§ **INPUT MATERIAL**:
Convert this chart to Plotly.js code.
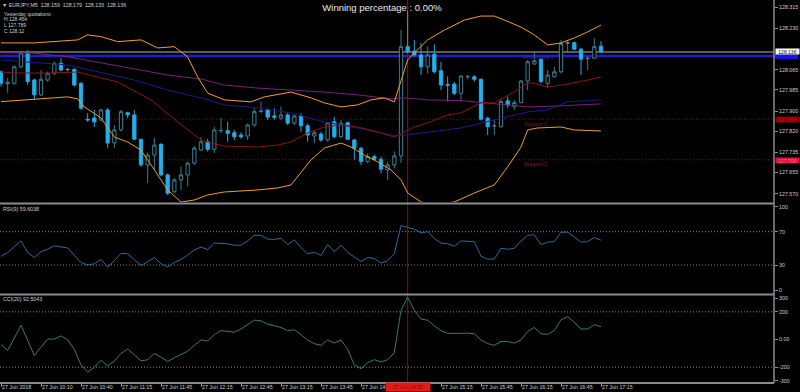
<!DOCTYPE html>
<html><head><meta charset="utf-8">
<script src="https://cdn.plot.ly/plotly-3.0.1.min.js"></script>
<style>html,body{margin:0;padding:0;background:#000;}#chart{width:800px;height:392px;}</style>
</head><body><div id="chart"></div>
<script>
// ---------------- data ----------------
const symbol = "EURJPY,M5";
const lastQuote = ["128.159", "128.179", "128.133", "128.136"];
const yesterday = {H: "128.454", L: "127.789", C: "128.12"};

const open = [128.057,128.009,128.011,128.077,128.131,128.024,127.965,128.024,128.051,128.091,
128.067,128.067,128.011,127.868,127.873,127.865,127.905,127.773,127.825,127.894,
127.885,127.788,127.686,127.725,127.768,127.646,127.579,127.626,127.646,127.693,
127.745,127.778,127.748,127.822,127.822,127.814,127.805,127.801,127.845,127.898,
127.905,127.881,127.872,127.885,127.852,127.881,127.842,127.801,127.809,127.785,
127.858,127.798,127.854,127.785,127.752,127.699,127.719,127.708,127.666,127.686,
127.722,128.157,128.140,128.124,128.077,128.127,128.061,128.006,128.008,127.971,
128.037,128.037,128.027,127.872,127.841,127.838,127.941,127.918,127.934,128.020,
128.088,128.107,128.011,128.037,128.057,128.170,128.173,128.147,128.109,128.111,
128.159];
const high = [128.062,128.032,128.083,128.140,128.143,128.030,128.064,128.058,128.097,128.111,
128.071,128.070,128.015,127.892,127.905,127.910,127.912,127.845,127.905,127.898,
127.905,127.790,127.735,127.793,127.772,127.652,127.633,127.679,127.699,127.760,
127.797,127.790,127.838,127.873,127.858,127.825,127.816,127.851,127.911,127.938,
127.911,127.911,127.918,127.892,127.885,127.892,127.851,127.825,127.818,127.858,
127.878,127.865,127.858,127.790,127.758,127.732,127.725,127.719,127.699,127.740,
128.223,128.300,128.184,128.172,128.157,128.167,128.097,128.038,128.017,128.044,
128.044,128.044,128.030,127.878,127.865,127.945,127.958,127.945,128.024,128.104,
128.137,128.111,128.064,128.077,128.184,128.184,128.177,128.152,128.117,128.192,
128.179];
const low = [127.998,127.973,128.005,128.070,128.005,127.945,127.960,128.017,128.044,128.058,
128.058,127.998,127.905,127.858,127.837,127.858,127.753,127.753,127.819,127.872,
127.785,127.678,127.614,127.666,127.640,127.566,127.573,127.586,127.600,127.686,
127.740,127.740,127.733,127.813,127.778,127.785,127.790,127.785,127.838,127.893,
127.865,127.865,127.865,127.845,127.845,127.818,127.778,127.772,127.778,127.778,
127.792,127.792,127.785,127.706,127.685,127.692,127.705,127.652,127.626,127.672,
127.694,128.130,128.117,128.044,128.050,128.050,127.984,127.938,127.964,127.938,
128.027,128.017,127.863,127.805,127.805,127.835,127.912,127.905,127.931,127.984,
128.084,128.011,127.993,128.034,128.050,128.132,128.144,128.044,128.064,128.108,
128.133];
const close = [128.011,128.015,128.077,128.131,128.018,127.965,128.027,128.051,128.091,128.064,
128.066,128.004,127.912,127.865,127.857,127.905,127.773,127.825,127.898,127.885,
127.788,127.686,127.725,127.765,127.646,127.573,127.626,127.646,127.693,127.753,
127.778,127.748,127.825,127.823,127.812,127.798,127.798,127.845,127.898,127.901,
127.876,127.876,127.885,127.852,127.881,127.842,127.805,127.814,127.785,127.854,
127.798,127.852,127.788,127.752,127.699,127.719,127.708,127.669,127.686,127.722,
128.157,128.137,128.124,128.077,128.124,128.057,128.004,128.003,127.971,128.040,
128.038,128.027,127.868,127.838,127.842,127.938,127.925,127.934,128.020,128.097,
128.101,128.018,128.044,128.057,128.170,128.173,128.147,128.107,128.111,128.157,
128.136];
const bars = open.map((v, i) => i);

const bbUpperX = [0,5,11.5,13,15,17.5,21,23.5,26,28,29.5,31,33.5,37.5,39.5,43.5,46.5,48.5,51,53.5,55.5,57.5,59,60,61,62,64,66.5,69.5,72,74,75.5,78,80,82,84,86,88,90];
const bbUpper = [128.172,128.172,128.184,128.204,128.197,128.177,128.184,128.152,128.157,128.116,128.036,127.972,127.945,127.937,127.957,127.976,127.953,127.933,127.917,127.925,127.945,127.953,127.937,128.024,128.104,128.132,128.184,128.223,128.263,128.279,128.279,128.263,128.235,128.204,128.164,128.172,128.192,128.216,128.243];
const bbLowerX = [0,5,10,11.5,12.5,15,17,19,21,23,25,27,29,31,33.5,38.5,41.5,43.5,45,46.5,48.5,51,52.5,54.5,56.5,58.5,60,61,63,65,68,71,74,76,78,79,80.5,84,86,90];
const bbLower = [127.938,127.949,127.957,127.949,127.917,127.873,127.797,127.777,127.745,127.666,127.586,127.538,127.546,127.566,127.578,127.586,127.594,127.606,127.654,127.706,127.753,127.773,127.757,127.725,127.698,127.666,127.626,127.574,127.538,127.530,127.538,127.574,127.606,127.678,127.757,127.825,127.833,127.837,127.825,127.821];
const bbMidX = [0,3,7.5,11.5,17.5,22.5,26.5,30,31.5,33.5,38.5,41.5,43.5,46,48.5,51,53.5,56.5,59,60.5,62,64,67,69,72,74,77,79,80,82,85,88,90];
const bbMid = [128.056,128.052,128.052,128.056,128.016,127.945,127.857,127.785,127.773,127.761,127.757,127.765,127.777,127.813,127.837,127.845,127.837,127.817,127.797,127.817,127.837,127.853,127.885,127.893,127.933,127.933,127.977,128.012,128.012,127.996,128.008,128.024,128.036];
const maPurpleX = [0,5,10,15,20,25,30,33.5,38.5,43.5,48.5,53.5,58.5,60.5,64,69,72,75,79,84,90];
const maPurple = [128.133,128.131,128.117,128.092,128.068,128.044,128.028,128.004,127.992,127.984,127.976,127.965,127.949,127.953,127.945,127.942,127.934,127.925,127.917,127.921,127.929];
const maBlueX = [0,10,20,25,30,33.5,38.5,43.5,48.5,53.5,58.5,59.5,69,72,79,82,85,90];
const maBlue = [128.104,128.084,128.024,127.984,127.953,127.925,127.913,127.893,127.857,127.833,127.805,127.801,127.833,127.853,127.897,127.905,127.937,127.945];

const rsi = [40.4,45,52,58.9,45,39,46,49,53,51.5, 50.5,41.5,33,30,31.5,36.7,27.5,35,44,43.4,
 36,29.3,34,38.9,31.5,27.8,33,36.7,42,48, 51.5,48.5,56.3,56,55.5,53.7,53.7,58.9,65.6,65.6,
 61.1,60.7,61.9,54.5,60,50.8,43.4,45.2,41.5,54.5, 45.9,53.7,45.2,39.6,34.1,38.9,37.8,32.3,35.2,43.4,
 77.4,75,73,68.5,70,61.9,56.3,55.6,52.6,58.9, 58.5,58,40.4,37.1,37.1,50,48.9,50,58.9,65.6,
 66.3,54.5,57.4,58.1,69.3,69.3,63.7,57.4,58.1,63, 59.6];
const cci = [-37,-78,10,103,-5,-116,-55,3,3,26, -3,-71,-184,-236,-200,-150,-191,-155,-101,-69,
 -110,-155,-146,-101,-128,-159,-132,-110,-85,-42, -3,-10,35,64,60,53,76,110,140,135,
 110,100,87,64,71,35,-5,-30,-42,-3, -26,-3,-71,-184,-211,-168,-146,-162,-146,-94,
 211,306,211,148,139,98,64,45,42,44, 46,42,-3,-30,-42,-15,-15,-26,-3,58,
 87,42,37,64,143,166,125,76,76,107, 92.5];

const bidLevel = 128.136, resistLevel = 128.12, support1 = 127.868, support2 = 127.706;
const markerBar = 61, markerLabel = "27 Jun 14:50";

const priceTicks = ["128.315","128.230","128.065","127.985","127.900","127.820","127.735","127.655","127.570"];
const rsiTicks = ["100","70","30","0"];
const cciTicks = ["300","200","0.00","-200","-300"];
const timeIdx = [0,6,12,18,24,30,36,42,48,54,66,72,78,84,90];
const timeLabels = ["27 Jun 2018","27 Jun 10:10","27 Jun 10:40","27 Jun 11:15","27 Jun 11:45","27 Jun 12:15","27 Jun 12:45","27 Jun 13:15","27 Jun 13:45","27 Jun 14:15","27 Jun 15:15","27 Jun 15:45","27 Jun 16:15","27 Jun 16:45","27 Jun 17:15"];

// ---------------- drawing ----------------
const H = 383, W = 774;
const pyp = y => 1 - y / H;   // pixel row -> paper
const FONT = 'Liberation Sans, Arial, sans-serif';
const txt = '#cfcfcf';

const line = (x, y, color, yaxis, w) => ({type:'scatter', mode:'lines', x, y, yaxis, hoverinfo:'skip',
  line:{color, width:w||1}});

const traces = [
  {type:'candlestick', x:bars, open, high, low, close, xaxis:'x', yaxis:'y', hoverinfo:'skip',
   whiskerwidth:0,
   increasing:{line:{color:'#3b7e92', width:1}, fillcolor:'#000000'},
   decreasing:{line:{color:'#2aa6dc', width:1}, fillcolor:'#1ab4f2'}},
  line(maPurpleX, maPurple, '#7c1f7c', 'y'),
  line(maBlueX, maBlue, '#1c1c86', 'y'),
  line(bbMidX, bbMid, '#8a1616', 'y'),
  line(bbUpperX, bbUpper, '#f0a028', 'y'),
  line(bbLowerX, bbLower, '#f0a028', 'y'),
  line(bars, rsi, '#36689c', 'y2'),
  line(bars, cci, '#3f7878', 'y3')
];

const shapes = [];
const hline = (yref, y, color, width, dash) => shapes.push({type:'line', xref:'paper', x0:0, x1:1, yref, y0:y, y1:y, layer:'below', line:{color, width, dash:dash||'solid'}});
hline('y', bidLevel, '#7a7a7a', 1.5);
hline('y', resistLevel, '#1e1ec8', 2.5);
hline('y', support1, '#7a0a0a', 1, '1px,2px');
hline('y', support2, '#6e2020', 1, '1px,2px');
hline('y2', 70, '#8a8a8a', 1, '1px,2px');
hline('y2', 30, '#8a8a8a', 1, '1px,2px');
hline('y3', 200, '#8a8a8a', 1, '1px,2px');
hline('y3', -200, '#8a8a8a', 1, '1px,2px');
shapes.push({type:'line', xref:'x', x0:markerBar, x1:markerBar, yref:'paper', y0:0, y1:1, layer:'below', line:{color:'#b00000', width:1}});
// panel frames
[203.5, 294.5, 383].forEach(y => shapes.push({type:'line', xref:'paper', x0:0, x1:1, yref:'paper', y0:pyp(y), y1:pyp(y), line:{color:'#8c8c8c', width:2}}));
shapes.push({type:'line', xref:'paper', x0:1, x1:1, yref:'paper', y0:0, y1:1, line:{color:'#8c8c8c', width:1.5}});
// blue resistance price tag on the axis (its text is not legible in the reference)
shapes.push({type:'rect', xref:'paper', x0:775 / W, x1:798 / W, yref:'paper', y0:pyp(59), y1:pyp(54.3), fillcolor:'#1414e6', line:{width:0}});

const ann = [];
const note = (text, xpx, ypx, color, size) => ann.push({xref:'paper', yref:'paper', x:xpx / W, y:pyp(ypx), xanchor:'left', yanchor:'middle', text, showarrow:false, borderpad:0, font:{family:FONT, size:size||5.3, color:color||txt}});
note('\u25BC ' + symbol + '  ' + lastQuote.join('  '), 1, 4.5);
note('Yesterday quotations:', 3, 13.5, txt, 5);
note('H ' + yesterday.H, 3, 19.2, txt, 5);
note('L ' + yesterday.L, 3, 24.9, txt, 5);
note('C ' + yesterday.C, 3, 30.6, txt, 5);
note('RSI(9) 59.6038', 2, 209);
note('CCI(20) 92.5043', 2, 298.5);
note('Resistance 1', 522, 57, '#2a2ab0');
note('Support 1', 523, 123.5, '#8a1414');
note('Support 2', 523, 163.5, '#a01830');

timeIdx.forEach((b, k) => ann.push({xref:'x', x:b, yref:'paper', y:pyp(387.5), xanchor:'left', yanchor:'middle', xshift:-1, text:timeLabels[k], showarrow:false, font:{family:FONT, size:5.3, color:txt}}));
ann.push({xref:'x', x:markerBar, yref:'paper', y:pyp(387.5), xanchor:'center', yanchor:'middle', text:markerLabel, showarrow:false, bgcolor:'#e31a1a', width:44, height:8, borderpad:0, font:{family:FONT, size:5.3, color:'#9a0000'}});

const box = (ypx, text, bg, fg) => ann.push({xref:'paper', x:1, xanchor:'left', xshift:1, yref:'paper', y:pyp(ypx), yanchor:'middle', text, showarrow:false, bgcolor:bg, width:23, height:5, borderpad:0, font:{family:FONT, size:5, color:fg}});
box(51.2, lastQuote[3], '#ffffff', '#000000');
box(119.5, '127.868', '#8c0000', '#c01010');
box(160.5, '127.706', '#dc143c', '#ff6c88');

const yax = (domain, range, vals, text) => ({domain, range, side:'right', anchor:'x', showgrid:false, zeroline:false, showline:false, fixedrange:true,
  tickmode:'array', tickvals:vals, ticktext:text, ticks:'outside', ticklen:3, tickcolor:'#8c8c8c', tickfont:{family:FONT, size:5.3, color:txt}});

const layout = {
  width:800, height:392, margin:{l:0, r:26, t:0, b:9, pad:0},
  paper_bgcolor:'#000', plot_bgcolor:'#000', showlegend:false,
  font:{family:FONT, size:5.3, color:txt},
  title:{text:'Winning percentage : 0.00%', x:382/800, xanchor:'center', y:1 - 8/392, yanchor:'middle', font:{family:FONT, size:9.5, color:'#ececec'}},
  xaxis:{domain:[0,1], range:[-0.15,115.95], anchor:'y3', showgrid:false, zeroline:false, showticklabels:false, showline:false,
    ticks:'outside', ticklen:3, tickcolor:'#8c8c8c', tickmode:'array', tickvals:timeIdx, rangeslider:{visible:false}, fixedrange:true},
  yaxis: yax([pyp(202), 1], [127.538, 128.343], priceTicks.map(Number), priceTicks),
  yaxis2: yax([pyp(293), pyp(205)], [-3.6, 102], rsiTicks.map(Number), rsiTicks),
  yaxis3: yax([0, pyp(296)], [-314.5, 314.5], cciTicks.map(Number), cciTicks),
  shapes, annotations: ann
};

Plotly.newPlot('chart', traces, layout, {displayModeBar:false, staticPlot:true});
</script></body></html>
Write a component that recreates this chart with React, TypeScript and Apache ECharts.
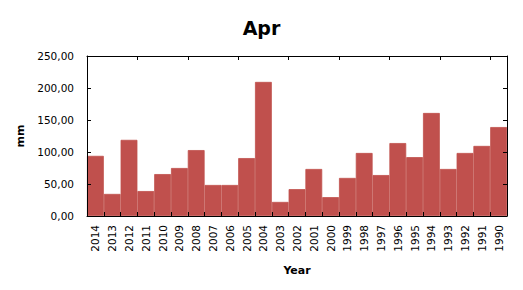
import React, { useEffect, useRef } from "react";
import * as echarts from "echarts";

const years = ["2014","2013","2012","2011","2010","2009","2008","2007","2006","2005","2004","2003","2002","2001","2000","1999","1998","1997","1996","1995","1994","1993","1992","1991","1990"];
const precipitation = [94, 34.5, 119, 39, 65.5, 75, 103, 48.5, 48.5, 90.5, 209.5, 22, 42, 73.5, 29.5, 59.5, 98.5, 64, 114, 92, 161, 73.5, 98.5, 109.5, 139];
const yTicks = { min: 0, max: 250, interval: 50 };

const FONT = "DejaVu Sans";
const BAR = "#C0504D";

export default function App() {
  const ref = useRef<HTMLDivElement>(null);
  useEffect(() => {
    if (!ref.current) return;
    const chart = echarts.init(ref.current, null, { renderer: "svg" });
    const lineStyle = { color: "#000", width: 1 };
    chart.setOption({
      animation: false,
      title: {
        text: "Apr",
        left: "center",
        top: 13,
        textStyle: { fontFamily: FONT, fontSize: 19, fontWeight: "bold", color: "#000" },
      },
      grid: { left: 87, top: 56, right: 16, bottom: 74 },
      xAxis: [
        {
          type: "category",
          data: years,
          position: "bottom",
          name: "Year",
          nameLocation: "middle",
          nameGap: 49,
          nameTextStyle: { fontFamily: FONT, fontSize: 11, fontWeight: "bold", color: "#000" },
          axisLine: { show: true, onZero: false, lineStyle },
          axisTick: { show: true, inside: true, length: 4, lineStyle },
          axisLabel: { rotate: 90, fontFamily: FONT, fontSize: 10.5, color: "#000", margin: 9, interval: 0 },
          z: 10,
        },
        {
          type: "category",
          data: years,
          position: "top",
          axisLine: { show: true, onZero: false, lineStyle },
          axisTick: { show: true, inside: true, length: 4, lineStyle },
          axisLabel: { show: false },
          z: 10,
        },
      ],
      yAxis: [
        {
          type: "value",
          min: yTicks.min,
          max: yTicks.max,
          interval: yTicks.interval,
          position: "left",
          name: "mm",
          nameLocation: "middle",
          nameGap: 56,
          nameTextStyle: { fontFamily: FONT, fontSize: 11, fontWeight: "bold", color: "#000" },
          axisLine: { show: true, onZero: false, lineStyle },
          axisTick: { show: true, inside: true, length: 4, lineStyle },
          splitLine: { show: false },
          axisLabel: {
            fontFamily: FONT,
            fontSize: 10.5,
            color: "#000",
            margin: 13,
            formatter: (v: number) => v.toFixed(2).replace(".", ","),
          },
          z: 10,
        },
        {
          type: "value",
          min: yTicks.min,
          max: yTicks.max,
          interval: yTicks.interval,
          position: "right",
          axisLine: { show: true, onZero: false, lineStyle },
          axisTick: { show: true, inside: true, length: 4, lineStyle },
          splitLine: { show: false },
          axisLabel: { show: false },
          z: 10,
        },
      ],
      series: [
        {
          type: "bar",
          data: precipitation,
          barCategoryGap: "0%",
          itemStyle: { color: BAR, borderColor: BAR, borderWidth: 0.8 },
        },
      ],
    });
    return () => chart.dispose();
  }, []);
  return <div ref={ref} style={{ width: 523, height: 290, marginLeft: -8, marginTop: -8 }} />;
}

§ **EXERCISE TASK**: Working from the entries above, reproduce exactly and only the lines beginning with the line that has "Write a component" and ending with the line that has "250, interval: 50"; omit all pictures.

§ **FINAL RESULT**:
Write a component that recreates this chart with React, TypeScript and Apache ECharts.
import React, { useEffect, useRef } from "react";
import * as echarts from "echarts";

const years = ["2014","2013","2012","2011","2010","2009","2008","2007","2006","2005","2004","2003","2002","2001","2000","1999","1998","1997","1996","1995","1994","1993","1992","1991","1990"];
const precipitation = [94, 34.5, 119, 39, 65.5, 75, 103, 48.5, 48.5, 90.5, 209.5, 22, 42, 73.5, 29.5, 59.5, 98.5, 64, 114, 92, 161, 73.5, 98.5, 109.5, 139];
const yTicks = { min: 0, max: 250, interval: 50 };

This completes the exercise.